Palm Inc, a pioneer in handheld devices but suffering hard times lately, unveiled a touch-screen smartphone on Thursday which impressed reviewers and sent its stock price soaring.
The Palm Pre, released at the annual Consumer Electronics Show (CES) here, runs on a new operating system, the Palm webOS mobile platform, developed by the Sunnyvale, California-based company.
Palm, which came out with some of the first personal digital assistants (PDAs) but has been lagging behind rivals Nokia, Apple and Research in Motion, said the Pre would be available through US carrier Sprint by this summer.
It did not reveal the price for the device, which notably allows users to move seamlessly from one application to another like with a desktop computer and run multiple applications at the same time. "It replicates the way you work on a PC or a Mac." The Palm webOS mobile platform is also open to other developers to write programs for the device and Internet titans such as Yahoo!, Google, Facebook and Amazon are among its partners.

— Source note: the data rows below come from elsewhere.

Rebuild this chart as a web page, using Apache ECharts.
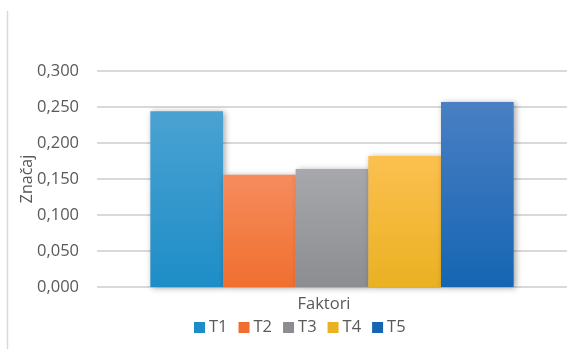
<!DOCTYPE html>
<html>
<head>
<meta charset="utf-8">
<script src="https://cdn.jsdelivr.net/npm/echarts@6/dist/echarts.min.js"></script>
<style>
  html, body { margin: 0; padding: 0; background: #fff; }
  #chart { width: 576px; height: 349px; }
</style>
</head>
<body>
<div id="chart"></div>
<script>
// Importance of each factor group
const categories = ['Faktori'];
const seriesNames = ['T1', 'T2', 'T3', 'T4', 'T5'];
const values = [0.244, 0.156, 0.164, 0.182, 0.257];
const yTicks = { min: 0, max: 0.3, interval: 0.05 };

// top / bottom colours of each bar's vertical gradient
const colorsTop = ['#4aa2d2', '#f68c5e', '#a7a8ab', '#fcc050', '#4a7fc3'];
const colorsBottom = ['#1e8dc7', '#f06f2e', '#8c8d91', '#eab122', '#1565b3'];

const font = '"Open Sans", "Noto Sans", sans-serif';
const textColor = '#595959';

const chart = echarts.init(document.getElementById('chart'), null, { renderer: 'canvas' });

const series = seriesNames.map((name, i) => ({
  name: name,
  type: 'bar',
  data: [values[i]],
  barGap: '0%',
  barCategoryGap: '22.7%',
  itemStyle: {
    color: new echarts.graphic.LinearGradient(0, 0, 0, 1, [
      { offset: 0, color: colorsTop[i] },
      { offset: 1, color: colorsBottom[i] }
    ]),
    shadowBlur: 6,
    shadowColor: 'rgba(0,0,0,0.35)',
    shadowOffsetX: 2,
    shadowOffsetY: 1
  }
}));

chart.setOption({
  animation: false,
  color: colorsBottom,
  grid: { left: 97, right: 9, top: 71, bottom: 62, containLabel: false },
  graphic: [{
    type: 'line',
    shape: { x1: 7.5, y1: 11, x2: 7.5, y2: 349 },
    style: { stroke: '#d9d9d9', lineWidth: 1.5 }
  }],
  legend: {
    data: seriesNames.map((n, i) => ({ name: n, itemStyle: { color: colorsBottom[i] } })),
    top: 319,
    left: 194,
    padding: 0,
    itemWidth: 11,
    itemHeight: 11,
    itemGap: 11,
    icon: 'rect',
    textStyle: { fontFamily: font, fontSize: 16.5, color: textColor, padding: [0, 0, 0, -1] }
  },
  xAxis: {
    type: 'category',
    data: categories,
    name: 'Faktori',
    nameLocation: 'middle',
    nameGap: 9,
    nameTextStyle: {
      fontFamily: font, fontSize: 16.5, color: textColor,
      verticalAlign: 'top', padding: [0, 16, 0, 0]
    },
    axisLine: { show: false },
    axisTick: { show: false },
    axisLabel: { show: false }
  },
  yAxis: {
    type: 'value',
    min: yTicks.min,
    max: yTicks.max,
    interval: yTicks.interval,
    name: 'Značaj',
    nameLocation: 'middle',
    nameGap: 62,
    nameMoveOverlap: false,
    nameTextStyle: { fontFamily: font, fontSize: 16, color: textColor },
    axisLine: { show: false },
    axisTick: { show: false },
    axisLabel: {
      fontFamily: font, fontSize: 16.5, color: textColor, margin: 18,
      formatter: v => v.toFixed(3).replace('.', ',')
    },
    splitLine: { lineStyle: { color: '#d9d9d9', width: 2 } }
  },
  series: series
});
</script>
</body>
</html>
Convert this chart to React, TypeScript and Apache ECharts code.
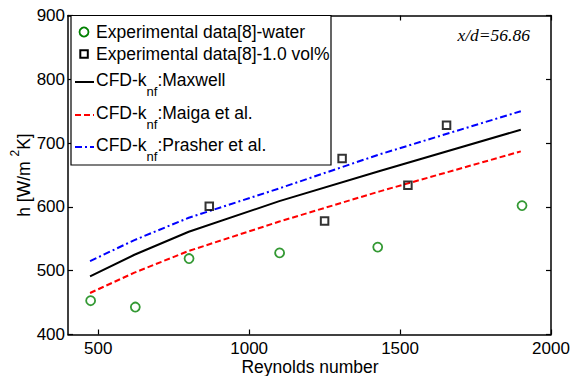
import React, { useEffect, useRef } from "react";
import * as echarts from "echarts";

// ---- Data ----
const reWater = [475, 623, 801, 1101, 1426, 1904];
const hWater = [453, 443, 519, 528, 537, 602];

const reNano = [868, 1250, 1308, 1526, 1654];
const hNano = [601, 578, 676, 634, 728];

const reCfd = [473, 620, 800, 1100, 1430, 1900];
const hMaxwell = [491, 525, 561, 609, 656, 721];
const hMaiga = [465, 497, 531, 577, 624, 687];
const hPrasher = [515, 548, 583, 629, 682, 750];

const xTicks = [500, 1000, 1500, 2000];

const legendNames = [
  "Experimental data[8]-water",
  "Experimental data[8]-1.0 vol%",
  ":Maxwell",
  ":Maiga et al.",
  ":Prasher et al.",
];

const FONT = "'Liberation Sans', Arial, sans-serif";

const zip = (a: number[], b: number[]) => a.map((v, i) => [v, b[i]]);

export default function App() {
  const ref = useRef<HTMLDivElement>(null);

  useEffect(() => {
    if (!ref.current) return;
    const chart = echarts.init(ref.current, undefined, { renderer: "svg" });

    const axisLineStyle = { color: "#000", width: 1.5 };
    const subRich = {
      a: { fontSize: 17.5, lineHeight: 17, verticalAlign: "top", fontFamily: FONT, color: "#000" },
      s: { fontSize: 13, lineHeight: 13, padding: [14, 0, 0, 0], verticalAlign: "top", fontFamily: FONT, color: "#000" },
    };

    const legendTextX = 96;
    const cfdLegend = [
      { name: legendNames[2], center: 79, lineY: 82, color: "#000", dash: "solid" },
      { name: legendNames[3], center: 112, lineY: 115, color: "#ff0000", dash: [6, 3] },
      { name: legendNames[4], center: 144, lineY: 147, color: "#0000ff", dash: [7, 3, 2, 3] },
    ];

    const graphic: any[] = [
      {
        type: "rect",
        shape: { x: 71, y: 15.5, width: 260, height: 149.5 },
        style: { fill: "#fff", stroke: "#000", lineWidth: 1.2 },
        z: 100,
      },
      {
        type: "circle",
        shape: { cx: 84, cy: 32, r: 4.5 },
        style: { fill: "none", stroke: "#008000", lineWidth: 1.8 },
        z: 101,
      },
      {
        type: "text",
        style: { x: legendTextX, y: 32, text: legendNames[0], fontSize: 17.5, fontFamily: FONT, fill: "#000", verticalAlign: "middle", align: "left" },
        z: 101,
      },
      {
        type: "rect",
        shape: { x: 80.3, y: 50.3, width: 7.5, height: 7.5 },
        style: { fill: "none", stroke: "#000", lineWidth: 2 },
        z: 101,
      },
      {
        type: "text",
        style: { x: legendTextX, y: 54, text: legendNames[1], fontSize: 17.5, fontFamily: FONT, fill: "#000", verticalAlign: "middle", align: "left" },
        z: 101,
      },
      {
        type: "text",
        style: {
          x: 530,
          y: 35,
          text: "x/d=56.86",
          fontSize: 17.5,
          fontStyle: "italic",
          fontFamily: "'Liberation Serif', 'Times New Roman', serif",
          fill: "#000",
          align: "right",
          verticalAlign: "middle",
        },
        z: 101,
      },
      {
        type: "text",
        style: { x: 310, y: 367, text: "Reynolds number", fontSize: 17.5, fontFamily: FONT, fill: "#000", align: "center", verticalAlign: "middle" },
        z: 101,
      },
      {
        type: "text",
        x: 17,
        y: 175,
        rotation: Math.PI / 2,
        style: {
          x: 0,
          y: 0,
          text: "{a|h [W/m }{s|2}{a|K]}",
          align: "center",
          verticalAlign: "middle",
          rich: {
            a: { fontSize: 17.5, lineHeight: 17, padding: [6, 0, 0, 0], verticalAlign: "top", fontFamily: FONT, color: "#000" },
            s: { fontSize: 12, lineHeight: 12, verticalAlign: "top", fontFamily: FONT, color: "#000" },
          },
        },
        z: 101,
      },
    ];

    cfdLegend.forEach((c) => {
      graphic.push({
        type: "line",
        shape: { x1: 75, y1: c.lineY, x2: 94, y2: c.lineY },
        style: { stroke: c.color, lineWidth: 2, lineDash: c.dash },
        z: 101,
      });
      graphic.push({
        type: "text",
        style: {
          x: legendTextX,
          y: c.center - 8.5,
          text: `{a|CFD-k}{s|nf}{a|${c.name}}`,
          align: "left",
          verticalAlign: "top",
          rich: subRich,
        },
        z: 101,
      });
    });

    chart.setOption({
      animation: false,
      backgroundColor: "#fff",
      grid: { left: 68, right: 27, top: 15.5, bottom: 41.5, containLabel: false },
      xAxis: [
        {
          type: "value",
          min: 400,
          max: 2000,
          position: "bottom",
          axisLine: { show: true, onZero: false, lineStyle: axisLineStyle },
          axisTick: { show: true, inside: true, length: 5, lineStyle: { color: "#000", width: 1.2 }, customValues: xTicks },
          axisLabel: { color: "#000", fontSize: 17, fontFamily: FONT, margin: 5, customValues: xTicks, formatter: (v: number) => String(v) },
          splitLine: { show: false },
        },
        {
          type: "value",
          min: 400,
          max: 2000,
          position: "top",
          axisLine: { show: true, onZero: false, lineStyle: axisLineStyle },
          axisTick: { show: true, inside: true, length: 5, lineStyle: { color: "#000", width: 1.2 }, customValues: xTicks },
          axisLabel: { show: false, customValues: xTicks },
          splitLine: { show: false },
        },
      ],
      yAxis: [
        {
          type: "value",
          min: 400,
          max: 900,
          interval: 100,
          position: "left",
          axisLine: { show: true, onZero: false, lineStyle: axisLineStyle },
          axisTick: { show: true, inside: true, length: 5, lineStyle: { color: "#000", width: 1.2 } },
          axisLabel: { color: "#000", fontSize: 17, fontFamily: FONT, margin: 3, formatter: (v: number) => String(v) },
          splitLine: { show: false },
        },
        {
          type: "value",
          min: 400,
          max: 900,
          interval: 100,
          position: "right",
          axisLine: { show: true, onZero: false, lineStyle: axisLineStyle },
          axisTick: { show: true, inside: true, length: 5, lineStyle: { color: "#000", width: 1.2 } },
          axisLabel: { show: false },
          splitLine: { show: false },
        },
      ],
      series: [
        {
          name: "Maxwell",
          type: "line",
          data: zip(reCfd, hMaxwell),
          showSymbol: false,
          lineStyle: { color: "#000", width: 2, type: "solid" },
          z: 3,
        },
        {
          name: "Maiga",
          type: "line",
          data: zip(reCfd, hMaiga),
          showSymbol: false,
          lineStyle: { color: "#ff0000", width: 2, type: [6, 3] },
          z: 3,
        },
        {
          name: "Prasher",
          type: "line",
          data: zip(reCfd, hPrasher),
          showSymbol: false,
          lineStyle: { color: "#0000ff", width: 2, type: [7, 3, 2, 3] },
          z: 3,
        },
        {
          name: "water",
          type: "scatter",
          data: zip(reWater, hWater),
          symbol: "circle",
          symbolSize: 9,
          itemStyle: { color: "transparent", borderColor: "#008000", borderWidth: 1.8 },
          z: 4,
        },
        {
          name: "nano",
          type: "scatter",
          data: zip(reNano, hNano),
          symbol: "rect",
          symbolSize: 7.5,
          itemStyle: { color: "transparent", borderColor: "#000", borderWidth: 2 },
          z: 4,
        },
      ],
      graphic,
    });

    return () => chart.dispose();
  }, []);

  return <div ref={ref} style={{ width: 578, height: 376, position: "absolute", left: 0, top: 0 }} />;
}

"We believe there will be hundreds of thousand of applications on the platform very quickly," Palm chief executive Ed Colligan said. "These are standard tools, any Web developer can do it. It was built with developers in mind."
Encased in an ergonomic black plastic case, the Pre is slightly smaller than rival smartphones. In addition to the touch-screen offered by rival models such as Apple's iPhone it also offers a slideout QWERTY keyboard.
Other features of the Pre include a Web browser, Wi-Fi, integrated GPS, stereo Bluetooth, a 3-megapixel camera, video playback and eight gigabytes of internal storage space.